Brętowo (Brentau; Brãtowò) is one of the districts of the city of Gdańsk, Poland. It is a largely residential suburban area, located mostly within the Oliwa forests.

== Location ==
Brętowo borders Oliwa and VII Dwór to the north, Wrzeszcz Górny to the east, Piecki-Migowo and Jasień to the south, and Matarnia to the west. It comprises the quarters (osiedla) of Niedźwiednik, Matemblewo, and Nowiec.

== History ==
Brętowo is first mentioned in 1570 as Brigenthute, a small village on land owned by the Oliwa Abbey since 1283. It was a small settlement, with a mill at its centre. Starting in 1586, it was bought and rented by various nobles, being damaged during the Siege of Danzig in 1734. The rebuilding project that followed significantly expanded the village, notably constructing several forges there.

In 1786, the Oliwa Abbey's lands in Brentau, as it was then known, were confiscated and split between various owners. As of 1885, the village was inhabited by 216 people. As of 1910, with the expansion of the city of Danzig, Brentau was inhabited by 1,178 people. The last of the forges remained operational until the 1920s and 1930s. In 1914, the railway from Wrzeszcz to Stara Piła (today in Kokoszki) started running trains through Brentau, where a station was opened. It was destroyed in World War II and subsequently closed, but reopened in 2015 as Gdańsk Brętowo railway station.

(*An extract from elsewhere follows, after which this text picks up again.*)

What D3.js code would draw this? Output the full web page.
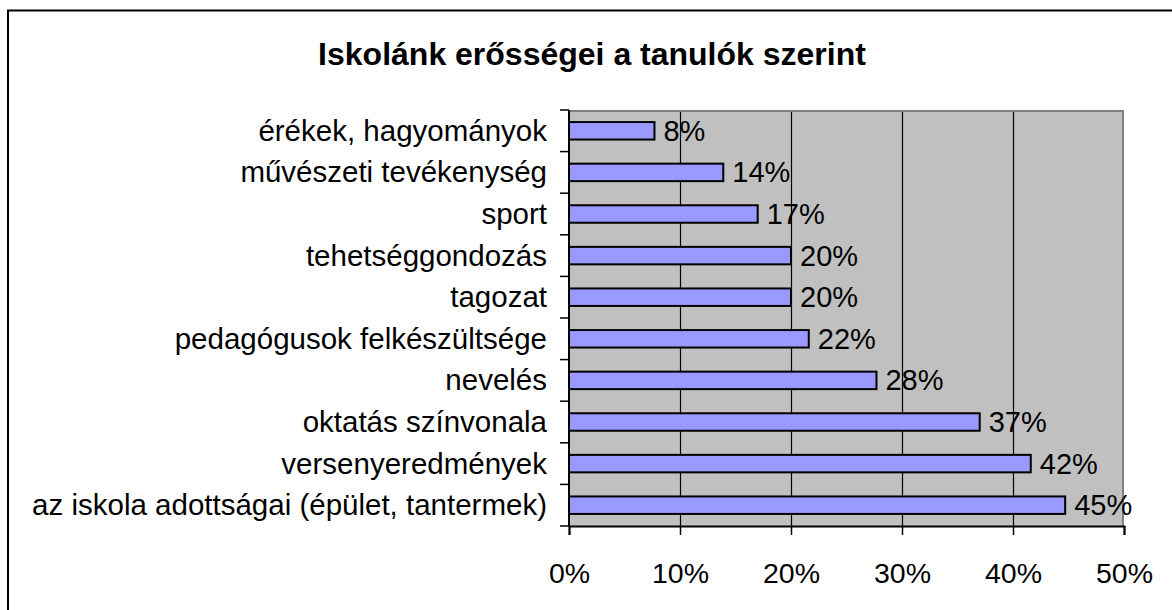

In 1933, Brentau was incorporated into Danzig's city boundaries, and it continued its steady growth and expansion. In c. 1935, 1,845 people inhabited Brentau. After World War II, the area became part of Poland and Brentau was officially renamed to Brętowo in 1946. It lost its industrial character and instead became residential, with the Niedźwiednik area being filled by apartment block housing. Brętowo has remained largely residential to this day.